The other area worth investigating is how new media, tabloids, digital media, etc. creates and share articles or specific information for the purpose of getting more recognition, money, and public attention overall. Here the concept of Good vs Bad or Right vs Wrong is at play.
In a New York Times article that talks about the new phenomena of "anti-maskers", author Charlie Warzel interviews Harvard doctor Ranu Dhillon about how the approach should be toward anti-mask people who fully believe that their concept of "good" or "right" -- in this case: if masks should be worn/do they work -- is the only correct answer because they are fed all these polluted media articles.
Doctor Ranu Dhillon states "It's absolutely one way or absolutely the other
This is where the Code of Ethics comes in. Journalists have to stick to our basic rule of reporting the truth to inform the public. Especially now.
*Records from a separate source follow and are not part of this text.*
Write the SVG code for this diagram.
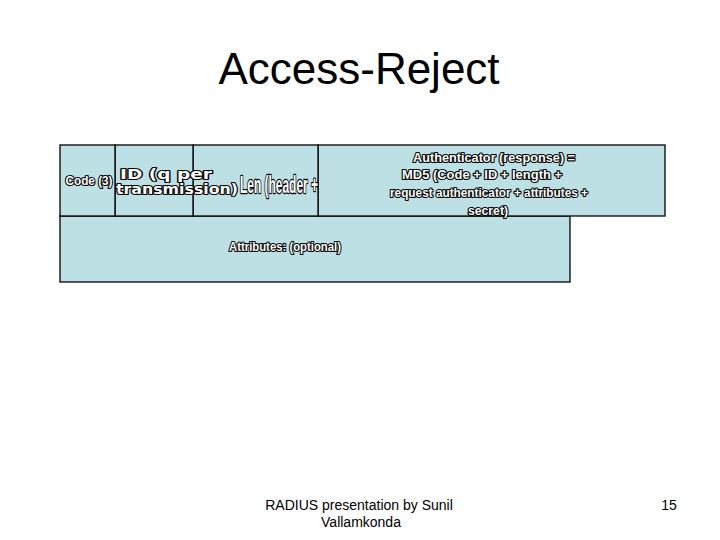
<svg xmlns="http://www.w3.org/2000/svg" width="720" height="540" viewBox="0 0 720 540">
<style>
.box{fill:#BCE0E4;stroke:#000;stroke-width:1.3}
.ot{fill:#fff;stroke:#000;stroke-width:2.2;paint-order:stroke;font-family:"Liberation Sans",Arial,sans-serif;font-weight:bold;font-size:12px;text-anchor:middle;stroke-linejoin:round}
.wide{font-family:"DejaVu Sans",Verdana,sans-serif;font-size:13.5px}
.plain{font-family:"Liberation Sans",Arial,sans-serif;fill:#000;text-anchor:middle}
</style>
<rect width="720" height="540" fill="#fff"/>
<text class="plain" x="359" y="84" font-size="44">Access-Reject</text>
<g id="attrs"><rect class="box" x="60" y="216" width="510" height="66"/><text class="ot" x="285" y="251" textLength="112" lengthAdjust="spacingAndGlyphs">Attributes: (optional)</text></g>
<g id="auth"><rect class="box" x="318" y="145" width="347" height="71"/>
<text class="ot" x="494" y="162" textLength="162" lengthAdjust="spacingAndGlyphs">Authenticator (response) =</text>
<text class="ot" x="482" y="179" textLength="160" lengthAdjust="spacingAndGlyphs">MD5 (Code + ID + length +</text>
<text class="ot" x="489" y="197" textLength="198" lengthAdjust="spacingAndGlyphs">request authenticator + attributes +</text>
<text class="ot" x="488" y="215" textLength="40" lengthAdjust="spacingAndGlyphs">secret)</text></g>
<g id="len"><rect class="box" x="193" y="145" width="125" height="71"/><text class="ot" x="279" y="193" style="font-size:24px;stroke-width:2.6" textLength="78" lengthAdjust="spacingAndGlyphs">Len (header +</text></g>
<g id="id"><rect class="box" x="115" y="145" width="78" height="71"/><text class="ot wide" x="166" y="179" textLength="92" lengthAdjust="spacingAndGlyphs">ID (q per</text><text class="ot wide" x="177" y="194" textLength="122" lengthAdjust="spacingAndGlyphs">transmission)</text></g>
<g id="code"><rect class="box" x="60" y="145" width="55" height="71"/><text class="ot" x="89" y="185" textLength="47" lengthAdjust="spacingAndGlyphs">Code (3)</text></g>
<text class="plain" x="359" y="510" font-size="14">RADIUS presentation by Sunil</text>
<text class="plain" x="361" y="527" font-size="14">Vallamkonda</text>
<text class="plain" x="669" y="510" font-size="14">15</text>
</svg>
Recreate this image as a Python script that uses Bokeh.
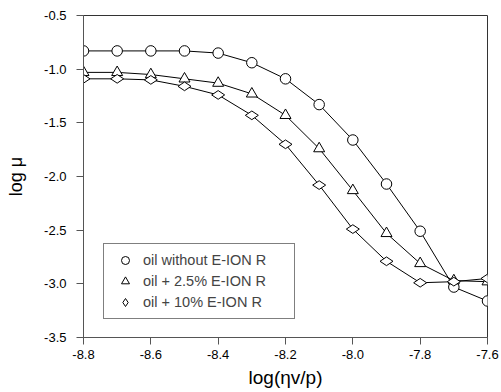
import numpy as np
from bokeh.plotting import figure
from bokeh.models import Legend, LegendItem, FixedTicker, Range1d, CustomJSTickFormatter
from bokeh.embed import file_html
from bokeh.resources import INLINE

x_vals = [-8.8, -8.7, -8.6, -8.5, -8.4, -8.3, -8.2, -8.1, -8.0, -7.9, -7.8, -7.7, -7.6]
oil_without = [-0.83, -0.83, -0.83, -0.83, -0.85, -0.94, -1.09, -1.33, -1.66, -2.07, -2.51, -3.03, -3.16]
oil_2_5 = [-1.03, -1.03, -1.05, -1.09, -1.13, -1.23, -1.43, -1.74, -2.13, -2.53, -2.81, -2.97, -2.98]
oil_10 = [-1.09, -1.09, -1.10, -1.16, -1.24, -1.43, -1.70, -2.08, -2.49, -2.79, -2.99, -2.98, -2.95]
labels = ["oil without E-ION R", "oil + 2.5% E-ION R", "oil + 10% E-ION R"]
x_ticks = [-8.8, -8.6, -8.4, -8.2, -8.0, -7.8, -7.6]
y_ticks = [-3.5, -3.0, -2.5, -2.0, -1.5, -1.0, -0.5]

FONT = "Liberation Sans"

p = figure(width=501, height=392, output_backend="svg", toolbar_location=None,
           x_range=Range1d(-8.8, -7.6), y_range=Range1d(-3.5, -0.5),
           min_border_left=83, min_border_right=14, min_border_top=15, min_border_bottom=55)
p.outline_line_color = "#333333"
p.outline_line_width = 1
p.grid.visible = False
p.background_fill_color = "white"
p.border_fill_color = "white"

for ax in (p.xaxis[0], p.yaxis[0]):
    ax.axis_line_color = "#555555"
    ax.major_tick_line_color = "#555555"
    ax.major_tick_out = 7
    ax.major_tick_in = 0
    ax.minor_tick_out = 0
    ax.minor_tick_in = 0
    ax.major_label_text_font = FONT
    ax.major_label_text_font_size = "13px"
    ax.major_label_text_color = "black"
    ax.axis_label_text_font = FONT
    ax.axis_label_text_font_style = "normal"
    ax.axis_label_text_color = "black"

p.xaxis.axis_label_text_font_size = "19px"
p.yaxis.axis_label_text_font_size = "18px"
p.xaxis.ticker = FixedTicker(ticks=x_ticks)
p.yaxis.ticker = FixedTicker(ticks=y_ticks)
p.yaxis.formatter = CustomJSTickFormatter(code="return tick.toFixed(1)")
p.xaxis.formatter = CustomJSTickFormatter(code="return tick.toFixed(1)")
p.xaxis.axis_label = "log(ηv/p)"
p.yaxis.axis_label = "log μ"
p.yaxis.major_label_standoff = 10
p.yaxis.axis_label_standoff = 15
p.xaxis.major_label_standoff = 5
p.xaxis.axis_label_standoff = 5

series = [(oil_without, "circle", 10.5, 0.0), (oil_2_5, "triangle", 11, 0.0), (oil_10, "diamond", 13, np.pi / 2)]
for ys, marker, size, ang in series:
    p.line(x_vals, ys, line_color="black", line_width=1)
items = []
for (ys, marker, size, ang), lab in zip(series, labels):
    r = p.scatter(x_vals, ys, marker=marker, size=size, angle=ang, fill_color="white",
                  line_color="black", line_width=1)
    items.append(LegendItem(label=lab, renderers=[r], index=0))

legend = Legend(items=items, location=(20, 18))
legend.label_text_font = FONT
legend.label_text_font_size = "14.5px"
legend.border_line_color = "black"
legend.border_line_width = 1
legend.padding = 6
legend.spacing = 1
legend.margin = 0
legend.glyph_width = 30
legend.glyph_height = 20
legend.label_height = 20
legend.label_standoff = 3
legend.label_width = 145
legend.background_fill_alpha = 1
p.add_layout(legend, "center")

open("out.html", "w").write(file_html(p, INLINE))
The world has been trying to recover from COVID-19 and with so much uncertainty all around the planet, our focus should be to get informed accurately and inform the public what they need to know during these complicated times without the distraction and wasted time some news networks are providing the public with unethical pieces of articles with information gathered from unreliable sources.
To emphasize, it is times like these we are currently living, when listening and trusting our news outlets and also not polluting the public with unreliable information is most important.